STEP 1: Company approved to Participate in the Heart-Check Program

The American Heart Association must approve the company for participation, and companies must formally agree to all policies of the Heart-Check program.

STEP 2: Product Submitted and Reviewed for Heart-Check Certification

A product's nutrition profile must meet Heart-Check nutrition criteria and regulatory requirements for making coronary heart disease claims. Companies submit administrative fees  to the American Heart Association to cover program operating expenses.

STEP 3: Product Package and Promotions Review and Approval Process

All use of the Heart-Check mark on product packaging and promotional and advertising materials must be pre-approved.

STEP 4: Certification Renewal

Companies are contractually obligated to keep their products compliant and renew certification on a regular basis as scheduled.

Qualifying for the Heart-Check mark requires foods to meet clear-cut standards:

Products must meet nutrition requirements that are based on science recommendations from American Heart Association statements. Additionally, products must comply with FDA and/or USDA regulations for making a coronary heart disease claim.

The Heart-Check program complies with 10 different health claims in 13 food categories.

Heart-Check Food Categories and Health Claims

Standard Certification (FDA-regulated non--meat):

Includes a wide assortment of foods, such as fresh, canned and frozen fruits and vegetables; soups; fruit juices; liquid egg products; milk and yogurt products, breads, cereals, beans, and legumes.

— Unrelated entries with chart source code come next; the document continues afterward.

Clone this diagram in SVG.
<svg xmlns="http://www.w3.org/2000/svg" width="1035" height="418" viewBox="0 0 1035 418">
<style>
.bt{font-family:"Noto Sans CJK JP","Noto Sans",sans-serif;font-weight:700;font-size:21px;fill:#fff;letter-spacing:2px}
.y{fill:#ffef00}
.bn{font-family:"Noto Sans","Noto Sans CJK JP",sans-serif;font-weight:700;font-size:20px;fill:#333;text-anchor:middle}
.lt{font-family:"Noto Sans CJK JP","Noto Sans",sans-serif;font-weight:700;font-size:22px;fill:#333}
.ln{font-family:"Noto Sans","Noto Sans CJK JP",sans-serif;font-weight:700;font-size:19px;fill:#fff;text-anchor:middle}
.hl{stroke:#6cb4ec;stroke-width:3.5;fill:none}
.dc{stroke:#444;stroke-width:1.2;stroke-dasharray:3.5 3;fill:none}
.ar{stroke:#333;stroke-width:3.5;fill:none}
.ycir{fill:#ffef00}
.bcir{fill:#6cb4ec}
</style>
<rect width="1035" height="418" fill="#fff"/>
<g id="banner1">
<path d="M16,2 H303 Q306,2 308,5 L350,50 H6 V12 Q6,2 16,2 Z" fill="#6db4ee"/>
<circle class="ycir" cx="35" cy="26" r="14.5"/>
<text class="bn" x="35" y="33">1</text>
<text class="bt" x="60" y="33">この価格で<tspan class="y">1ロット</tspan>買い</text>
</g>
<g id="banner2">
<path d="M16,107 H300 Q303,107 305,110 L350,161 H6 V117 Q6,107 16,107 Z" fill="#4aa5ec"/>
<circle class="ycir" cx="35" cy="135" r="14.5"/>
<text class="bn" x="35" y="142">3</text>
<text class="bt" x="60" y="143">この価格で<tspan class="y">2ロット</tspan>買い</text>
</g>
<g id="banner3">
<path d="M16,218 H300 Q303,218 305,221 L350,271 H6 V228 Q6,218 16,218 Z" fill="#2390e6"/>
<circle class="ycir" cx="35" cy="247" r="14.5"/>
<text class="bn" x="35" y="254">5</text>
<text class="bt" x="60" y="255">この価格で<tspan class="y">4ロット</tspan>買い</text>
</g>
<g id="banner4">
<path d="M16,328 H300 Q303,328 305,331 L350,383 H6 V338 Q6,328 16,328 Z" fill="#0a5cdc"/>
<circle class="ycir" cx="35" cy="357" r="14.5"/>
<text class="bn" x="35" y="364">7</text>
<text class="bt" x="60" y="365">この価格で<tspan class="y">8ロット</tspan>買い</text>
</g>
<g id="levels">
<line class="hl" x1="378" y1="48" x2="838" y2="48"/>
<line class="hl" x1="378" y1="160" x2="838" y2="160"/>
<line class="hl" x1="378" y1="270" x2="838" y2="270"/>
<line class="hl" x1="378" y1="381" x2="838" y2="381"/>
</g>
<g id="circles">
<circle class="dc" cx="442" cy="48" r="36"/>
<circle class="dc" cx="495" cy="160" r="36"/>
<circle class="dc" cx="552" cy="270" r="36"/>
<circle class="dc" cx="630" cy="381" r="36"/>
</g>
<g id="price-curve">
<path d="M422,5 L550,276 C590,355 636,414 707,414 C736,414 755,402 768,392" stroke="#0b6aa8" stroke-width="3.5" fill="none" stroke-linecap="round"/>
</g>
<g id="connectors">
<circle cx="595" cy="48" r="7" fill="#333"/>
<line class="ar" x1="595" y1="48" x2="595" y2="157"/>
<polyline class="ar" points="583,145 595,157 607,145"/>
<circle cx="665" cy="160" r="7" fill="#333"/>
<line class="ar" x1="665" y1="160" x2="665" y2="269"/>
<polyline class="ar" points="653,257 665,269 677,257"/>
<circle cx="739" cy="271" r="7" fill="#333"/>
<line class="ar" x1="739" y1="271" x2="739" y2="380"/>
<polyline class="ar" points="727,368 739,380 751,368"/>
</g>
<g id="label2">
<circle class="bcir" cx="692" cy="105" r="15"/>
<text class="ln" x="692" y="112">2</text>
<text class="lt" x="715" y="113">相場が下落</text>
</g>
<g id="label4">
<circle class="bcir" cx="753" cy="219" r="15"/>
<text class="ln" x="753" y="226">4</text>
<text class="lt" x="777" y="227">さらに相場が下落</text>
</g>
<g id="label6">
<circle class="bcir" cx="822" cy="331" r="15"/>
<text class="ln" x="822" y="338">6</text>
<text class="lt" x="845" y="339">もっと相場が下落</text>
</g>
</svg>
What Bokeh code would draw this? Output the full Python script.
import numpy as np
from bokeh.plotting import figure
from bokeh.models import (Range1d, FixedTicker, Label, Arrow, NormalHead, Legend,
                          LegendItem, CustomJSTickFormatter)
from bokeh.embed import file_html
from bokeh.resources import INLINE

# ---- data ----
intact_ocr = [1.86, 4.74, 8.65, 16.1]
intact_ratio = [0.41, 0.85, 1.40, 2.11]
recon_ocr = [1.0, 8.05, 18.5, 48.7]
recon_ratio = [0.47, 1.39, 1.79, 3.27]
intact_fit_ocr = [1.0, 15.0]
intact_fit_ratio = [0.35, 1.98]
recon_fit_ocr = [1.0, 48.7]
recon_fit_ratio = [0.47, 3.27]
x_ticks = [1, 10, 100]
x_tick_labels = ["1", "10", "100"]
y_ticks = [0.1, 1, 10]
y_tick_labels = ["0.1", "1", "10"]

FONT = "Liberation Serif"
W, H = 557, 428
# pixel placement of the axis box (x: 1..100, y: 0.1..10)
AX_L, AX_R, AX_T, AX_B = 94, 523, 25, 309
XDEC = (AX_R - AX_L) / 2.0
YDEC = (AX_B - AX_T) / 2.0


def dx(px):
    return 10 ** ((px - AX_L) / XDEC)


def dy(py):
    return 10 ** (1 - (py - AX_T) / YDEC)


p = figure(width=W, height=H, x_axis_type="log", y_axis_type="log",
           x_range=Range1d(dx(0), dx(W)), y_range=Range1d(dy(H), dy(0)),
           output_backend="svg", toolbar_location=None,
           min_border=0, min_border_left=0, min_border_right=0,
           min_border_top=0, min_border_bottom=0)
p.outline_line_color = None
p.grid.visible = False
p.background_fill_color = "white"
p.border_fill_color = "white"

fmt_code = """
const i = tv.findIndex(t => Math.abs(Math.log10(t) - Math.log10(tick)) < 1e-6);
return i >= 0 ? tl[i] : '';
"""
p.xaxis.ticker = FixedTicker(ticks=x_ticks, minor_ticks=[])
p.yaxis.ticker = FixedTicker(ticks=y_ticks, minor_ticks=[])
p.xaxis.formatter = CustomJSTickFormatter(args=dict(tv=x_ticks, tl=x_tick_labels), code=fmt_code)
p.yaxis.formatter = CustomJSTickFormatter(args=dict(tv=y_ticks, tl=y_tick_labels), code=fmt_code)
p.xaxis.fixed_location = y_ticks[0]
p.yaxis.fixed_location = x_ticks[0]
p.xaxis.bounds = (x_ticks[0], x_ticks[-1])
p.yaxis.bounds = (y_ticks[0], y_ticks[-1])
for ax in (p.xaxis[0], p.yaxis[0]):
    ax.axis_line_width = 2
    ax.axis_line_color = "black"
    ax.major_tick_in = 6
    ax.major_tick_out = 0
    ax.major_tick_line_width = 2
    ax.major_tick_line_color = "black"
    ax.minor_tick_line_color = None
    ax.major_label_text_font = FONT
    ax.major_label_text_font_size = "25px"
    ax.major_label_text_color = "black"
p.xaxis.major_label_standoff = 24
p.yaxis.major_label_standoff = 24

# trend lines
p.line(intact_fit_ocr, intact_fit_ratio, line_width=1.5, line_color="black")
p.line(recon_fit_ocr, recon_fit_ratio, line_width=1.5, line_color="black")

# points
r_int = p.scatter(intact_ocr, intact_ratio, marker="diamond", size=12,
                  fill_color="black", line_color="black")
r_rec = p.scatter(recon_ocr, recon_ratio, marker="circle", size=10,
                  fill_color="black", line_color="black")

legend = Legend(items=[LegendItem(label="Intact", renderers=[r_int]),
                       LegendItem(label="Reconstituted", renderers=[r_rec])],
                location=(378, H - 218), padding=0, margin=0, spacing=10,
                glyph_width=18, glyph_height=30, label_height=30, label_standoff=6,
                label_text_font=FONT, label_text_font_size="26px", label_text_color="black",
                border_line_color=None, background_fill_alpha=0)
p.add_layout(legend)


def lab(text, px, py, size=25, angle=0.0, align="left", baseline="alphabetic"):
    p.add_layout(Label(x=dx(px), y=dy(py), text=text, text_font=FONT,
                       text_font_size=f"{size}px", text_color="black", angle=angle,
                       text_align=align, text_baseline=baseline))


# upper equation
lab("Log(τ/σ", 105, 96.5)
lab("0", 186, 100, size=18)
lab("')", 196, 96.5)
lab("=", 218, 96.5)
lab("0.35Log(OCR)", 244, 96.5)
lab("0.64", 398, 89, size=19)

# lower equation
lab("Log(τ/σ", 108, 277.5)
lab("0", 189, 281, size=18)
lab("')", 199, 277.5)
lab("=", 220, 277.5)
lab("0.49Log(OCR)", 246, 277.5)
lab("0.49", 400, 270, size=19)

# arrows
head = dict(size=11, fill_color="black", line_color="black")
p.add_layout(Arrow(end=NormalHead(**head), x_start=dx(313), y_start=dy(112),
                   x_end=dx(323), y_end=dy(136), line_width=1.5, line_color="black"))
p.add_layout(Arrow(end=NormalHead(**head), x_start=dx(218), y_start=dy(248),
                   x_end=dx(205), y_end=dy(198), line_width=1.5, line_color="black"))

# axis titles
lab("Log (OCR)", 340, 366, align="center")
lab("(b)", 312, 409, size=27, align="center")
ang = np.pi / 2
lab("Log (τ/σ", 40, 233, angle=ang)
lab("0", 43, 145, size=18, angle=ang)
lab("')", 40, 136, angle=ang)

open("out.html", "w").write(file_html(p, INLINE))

Health claim: Saturated Fat, Cholesterol and Trans Fat and Reduced Risk of Heart Disease health claim (Docket No. 2006Q-0458)

Standard Certification (meat and seafood – “extra lean”):

Includes fresh and frozen meat, poultry and seafood products that fit the FDA’s description for “extra lean”: less than 5 grams of total fat, less than 2 grams of saturated fat and less than 95 mg of cholesterol per RACC and per 100 grams.

Health claim: Dietary Saturated Fat and Cholesterol and Risk of Coronary Heart Disease (21 CFR 101.75)

Main Dish and Meal Products:

Includes products that fit the FDA’s definition for a main dish or meal, namely that the product weigh at least a certain amount and contain foods from different food groups.

Health claim: Dietary Saturated Fat and Cholesterol and Risk of Coronary Heart Disease (21 CFR 101.75)

Whole Grain:

Includes breads, cereals, crackers, biscuits, muffins and other grain-based products that meet the content requirements for whole grain and dietary fiber.

Health claim: Whole Grain Foods with Moderate Fat Content and the Risk of Heart Disease (Docket No. 03Q-0547)

Nuts (whole or chopped):

Includes whole or chopped almonds, hazelnuts, peanuts, pecans, pistachios, walnuts and some pine nuts.

Health claim: Nuts and Coronary Heart Disease (Docket No. 02P-0505)

Fish (high in omega-3 fatty acids):

Includes fish that contain specified amounts of DHA and EPA omega-3 fatty acids.

Health claim: Omega-3 Fatty Acids and Reduced Risk of Coronary Heart Disease (Docket No. 2003Q-0401)

Heart-Check program nutrition experts and registered dietitians developed realistic, science-based program nutrition requirements. For example, current food technology and food science capabilities were taken into consideration. Additionally, great care was taken to develop criteria that encourage consumption of foods and nutrients of public health concern. The goal is to make it easy for consumers to follow a heart-healthy diet. When a product is close to the limit for total fat, saturated fat, trans fat, cholesterol and/or sodium, one of the quality assurance measures employed by the Heart-Check program is analytical lab testing to verify the compliance with the Heart-Check nutrition requirements.